| Instructions for the task |
Retype these lines and no others: the line holding "Emit a LaTeX", the line holding "(n3.south) -- (\c);", and all lines between them. Pictures stay out.

| Supplied information |
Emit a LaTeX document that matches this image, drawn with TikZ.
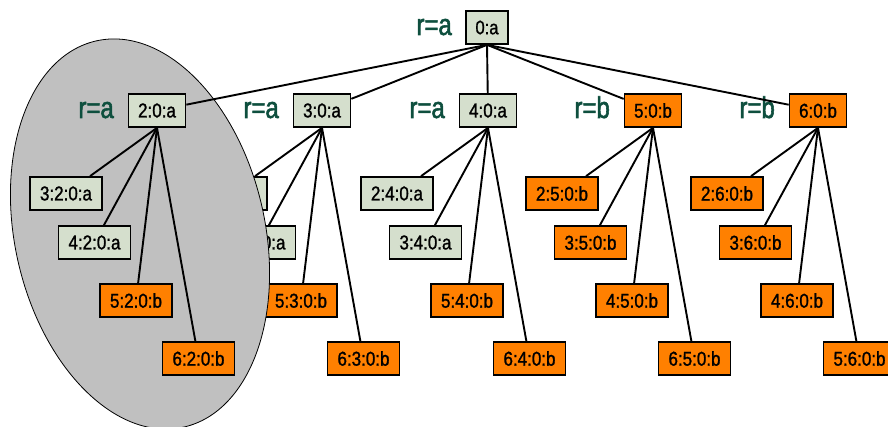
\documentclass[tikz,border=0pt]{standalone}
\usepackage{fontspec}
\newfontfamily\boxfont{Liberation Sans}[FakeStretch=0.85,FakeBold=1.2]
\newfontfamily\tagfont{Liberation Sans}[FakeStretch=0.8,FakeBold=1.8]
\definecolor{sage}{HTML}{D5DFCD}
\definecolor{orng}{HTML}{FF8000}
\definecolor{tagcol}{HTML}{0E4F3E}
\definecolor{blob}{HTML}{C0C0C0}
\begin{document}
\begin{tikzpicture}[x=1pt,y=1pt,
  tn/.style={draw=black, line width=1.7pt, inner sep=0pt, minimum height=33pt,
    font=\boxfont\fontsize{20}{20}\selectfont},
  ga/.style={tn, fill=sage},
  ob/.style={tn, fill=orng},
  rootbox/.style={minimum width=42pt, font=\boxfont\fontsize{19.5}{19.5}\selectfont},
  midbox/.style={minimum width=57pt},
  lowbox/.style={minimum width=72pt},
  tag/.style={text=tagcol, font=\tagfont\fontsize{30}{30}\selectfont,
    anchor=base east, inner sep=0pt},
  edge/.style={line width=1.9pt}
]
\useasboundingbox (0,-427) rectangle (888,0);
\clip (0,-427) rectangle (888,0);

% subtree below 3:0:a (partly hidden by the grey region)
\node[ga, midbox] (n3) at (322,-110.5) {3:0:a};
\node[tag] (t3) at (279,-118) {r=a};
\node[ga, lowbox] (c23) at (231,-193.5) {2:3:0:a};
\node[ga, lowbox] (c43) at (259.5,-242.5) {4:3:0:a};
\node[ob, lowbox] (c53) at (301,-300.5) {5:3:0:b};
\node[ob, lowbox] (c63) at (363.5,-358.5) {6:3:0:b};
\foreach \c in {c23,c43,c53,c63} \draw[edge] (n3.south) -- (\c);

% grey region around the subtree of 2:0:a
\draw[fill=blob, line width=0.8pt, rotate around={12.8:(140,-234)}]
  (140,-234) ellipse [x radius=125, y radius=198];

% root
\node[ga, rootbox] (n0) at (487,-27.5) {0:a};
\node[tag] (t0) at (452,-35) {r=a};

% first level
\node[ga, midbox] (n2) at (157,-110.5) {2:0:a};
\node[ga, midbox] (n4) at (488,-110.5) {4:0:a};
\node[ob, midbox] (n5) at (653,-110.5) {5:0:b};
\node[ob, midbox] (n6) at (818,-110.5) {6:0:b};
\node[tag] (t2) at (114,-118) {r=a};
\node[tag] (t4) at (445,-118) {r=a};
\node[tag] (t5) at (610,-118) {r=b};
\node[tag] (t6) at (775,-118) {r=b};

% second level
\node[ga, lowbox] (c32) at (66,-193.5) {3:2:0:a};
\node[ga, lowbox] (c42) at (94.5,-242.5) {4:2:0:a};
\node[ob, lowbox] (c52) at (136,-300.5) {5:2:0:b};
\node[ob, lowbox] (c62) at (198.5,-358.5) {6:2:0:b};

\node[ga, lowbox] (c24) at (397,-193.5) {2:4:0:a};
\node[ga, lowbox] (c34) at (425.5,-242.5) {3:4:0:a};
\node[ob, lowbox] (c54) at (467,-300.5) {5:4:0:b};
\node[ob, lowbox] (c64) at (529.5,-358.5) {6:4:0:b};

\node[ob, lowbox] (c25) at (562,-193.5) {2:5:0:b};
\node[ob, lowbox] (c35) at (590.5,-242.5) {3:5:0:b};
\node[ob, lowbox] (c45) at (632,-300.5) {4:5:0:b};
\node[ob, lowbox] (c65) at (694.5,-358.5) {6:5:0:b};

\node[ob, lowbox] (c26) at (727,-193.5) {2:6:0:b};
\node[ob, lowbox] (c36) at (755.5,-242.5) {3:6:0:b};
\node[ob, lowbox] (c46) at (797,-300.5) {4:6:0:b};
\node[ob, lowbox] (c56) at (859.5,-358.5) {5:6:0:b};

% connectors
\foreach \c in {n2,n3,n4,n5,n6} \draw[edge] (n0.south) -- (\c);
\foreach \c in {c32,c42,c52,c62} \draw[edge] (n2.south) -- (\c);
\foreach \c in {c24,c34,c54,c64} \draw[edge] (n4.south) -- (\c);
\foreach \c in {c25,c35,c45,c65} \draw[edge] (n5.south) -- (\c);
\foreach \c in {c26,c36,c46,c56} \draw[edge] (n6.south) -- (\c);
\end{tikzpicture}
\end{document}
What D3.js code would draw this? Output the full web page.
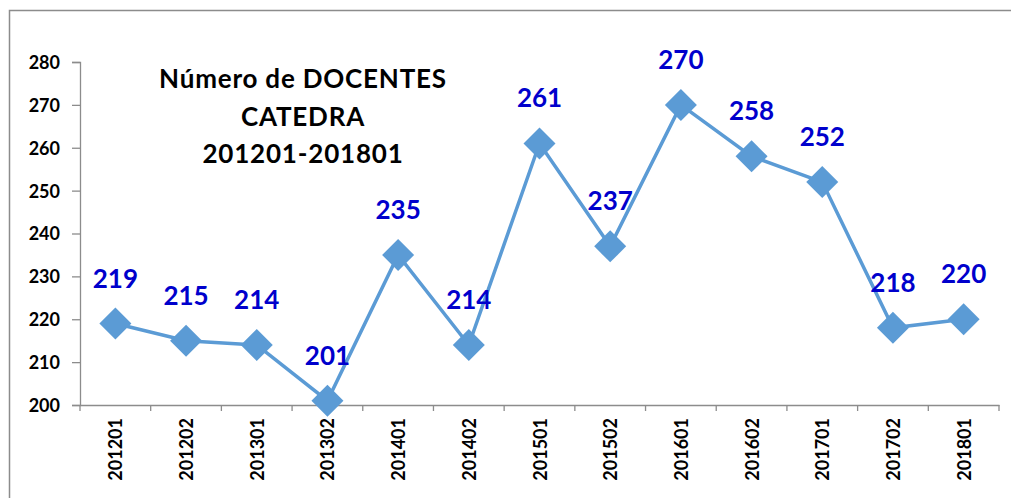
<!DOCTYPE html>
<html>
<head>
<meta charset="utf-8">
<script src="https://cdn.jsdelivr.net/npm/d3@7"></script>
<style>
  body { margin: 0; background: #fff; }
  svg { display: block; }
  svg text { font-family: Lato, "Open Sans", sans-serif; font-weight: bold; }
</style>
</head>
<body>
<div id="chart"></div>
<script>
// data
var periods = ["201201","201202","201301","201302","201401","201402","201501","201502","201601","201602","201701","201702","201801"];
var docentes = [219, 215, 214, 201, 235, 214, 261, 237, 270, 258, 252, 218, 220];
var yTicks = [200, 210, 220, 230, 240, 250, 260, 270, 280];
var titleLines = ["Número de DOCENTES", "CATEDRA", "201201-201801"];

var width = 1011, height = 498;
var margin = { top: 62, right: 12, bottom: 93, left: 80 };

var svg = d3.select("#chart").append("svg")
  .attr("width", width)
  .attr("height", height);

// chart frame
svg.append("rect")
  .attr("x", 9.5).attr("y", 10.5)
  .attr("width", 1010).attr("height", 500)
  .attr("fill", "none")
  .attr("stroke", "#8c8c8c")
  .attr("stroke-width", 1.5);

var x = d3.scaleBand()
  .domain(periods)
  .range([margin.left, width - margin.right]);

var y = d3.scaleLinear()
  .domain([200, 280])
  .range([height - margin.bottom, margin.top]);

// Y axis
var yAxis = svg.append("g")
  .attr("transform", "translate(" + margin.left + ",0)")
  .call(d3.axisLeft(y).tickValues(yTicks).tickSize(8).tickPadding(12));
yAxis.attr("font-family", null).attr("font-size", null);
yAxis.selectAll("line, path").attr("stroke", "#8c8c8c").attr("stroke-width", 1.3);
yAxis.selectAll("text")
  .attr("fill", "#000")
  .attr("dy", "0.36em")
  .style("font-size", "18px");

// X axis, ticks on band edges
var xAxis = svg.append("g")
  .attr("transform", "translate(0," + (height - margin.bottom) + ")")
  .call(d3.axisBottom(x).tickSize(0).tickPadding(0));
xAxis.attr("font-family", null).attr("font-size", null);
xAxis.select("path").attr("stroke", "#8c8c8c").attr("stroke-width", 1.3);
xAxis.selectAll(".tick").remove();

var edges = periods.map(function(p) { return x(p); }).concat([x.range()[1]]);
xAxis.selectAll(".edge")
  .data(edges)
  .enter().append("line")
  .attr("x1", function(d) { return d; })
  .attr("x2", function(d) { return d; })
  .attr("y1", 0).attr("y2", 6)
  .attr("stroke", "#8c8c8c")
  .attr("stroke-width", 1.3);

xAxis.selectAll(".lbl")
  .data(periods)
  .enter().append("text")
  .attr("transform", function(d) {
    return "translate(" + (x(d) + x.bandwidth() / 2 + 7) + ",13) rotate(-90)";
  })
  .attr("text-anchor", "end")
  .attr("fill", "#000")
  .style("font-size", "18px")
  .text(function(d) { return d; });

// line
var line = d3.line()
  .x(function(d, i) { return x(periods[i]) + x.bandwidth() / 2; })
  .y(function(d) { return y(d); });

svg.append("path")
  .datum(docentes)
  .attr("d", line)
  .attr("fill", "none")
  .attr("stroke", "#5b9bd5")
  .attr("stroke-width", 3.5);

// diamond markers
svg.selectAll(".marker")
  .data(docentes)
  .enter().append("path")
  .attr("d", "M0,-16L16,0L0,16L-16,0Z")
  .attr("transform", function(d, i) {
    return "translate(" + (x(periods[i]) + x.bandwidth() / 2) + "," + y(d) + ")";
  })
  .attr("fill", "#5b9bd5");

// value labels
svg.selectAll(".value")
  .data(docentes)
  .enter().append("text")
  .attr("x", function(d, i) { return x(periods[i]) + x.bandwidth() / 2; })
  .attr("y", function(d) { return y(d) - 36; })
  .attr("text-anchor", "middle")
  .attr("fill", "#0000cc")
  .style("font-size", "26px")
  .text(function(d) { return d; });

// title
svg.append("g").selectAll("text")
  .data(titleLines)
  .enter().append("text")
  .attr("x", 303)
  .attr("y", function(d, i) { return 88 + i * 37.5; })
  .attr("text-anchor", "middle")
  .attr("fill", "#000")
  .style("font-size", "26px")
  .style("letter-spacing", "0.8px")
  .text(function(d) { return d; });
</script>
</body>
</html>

---

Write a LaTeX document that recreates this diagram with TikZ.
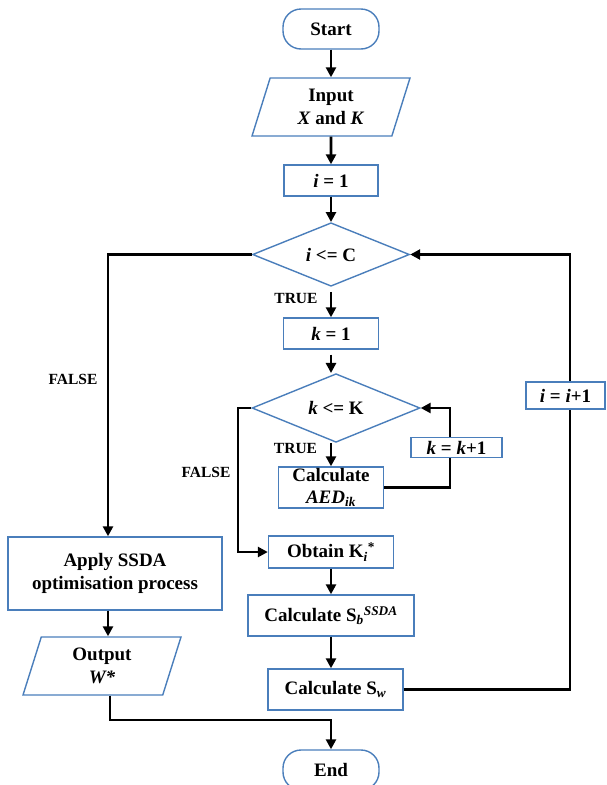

| Expected answer |
Emit a LaTeX document that matches this image, drawn with TikZ.
\documentclass[tikz,border=0pt]{standalone}
\usepackage{fontspec}
\newfontfamily\boxfont{Liberation Sans}[FakeStretch=0.85,FakeBold=1.2]
\newfontfamily\tagfont{Liberation Sans}[FakeStretch=0.8,FakeBold=1.8]
\definecolor{sage}{HTML}{D5DFCD}
\definecolor{orng}{HTML}{FF8000}
\definecolor{tagcol}{HTML}{0E4F3E}
\definecolor{blob}{HTML}{C0C0C0}
\begin{document}
\begin{tikzpicture}[x=1pt,y=1pt,
  tn/.style={draw=black, line width=1.7pt, inner sep=0pt, minimum height=33pt,
    font=\boxfont\fontsize{20}{20}\selectfont},
  ga/.style={tn, fill=sage},
  ob/.style={tn, fill=orng},
  rootbox/.style={minimum width=42pt, font=\boxfont\fontsize{19.5}{19.5}\selectfont},
  midbox/.style={minimum width=57pt},
  lowbox/.style={minimum width=72pt},
  tag/.style={text=tagcol, font=\tagfont\fontsize{30}{30}\selectfont,
    anchor=base east, inner sep=0pt},
  edge/.style={line width=1.9pt}
]
\useasboundingbox (0,-427) rectangle (888,0);
\clip (0,-427) rectangle (888,0);

% subtree below 3:0:a (partly hidden by the grey region)
\node[ga, midbox] (n3) at (322,-110.5) {3:0:a};
\node[tag] (t3) at (279,-118) {r=a};
\node[ga, lowbox] (c23) at (231,-193.5) {2:3:0:a};
\node[ga, lowbox] (c43) at (259.5,-242.5) {4:3:0:a};
\node[ob, lowbox] (c53) at (301,-300.5) {5:3:0:b};
\node[ob, lowbox] (c63) at (363.5,-358.5) {6:3:0:b};
\foreach \c in {c23,c43,c53,c63} \draw[edge] (n3.south) -- (\c);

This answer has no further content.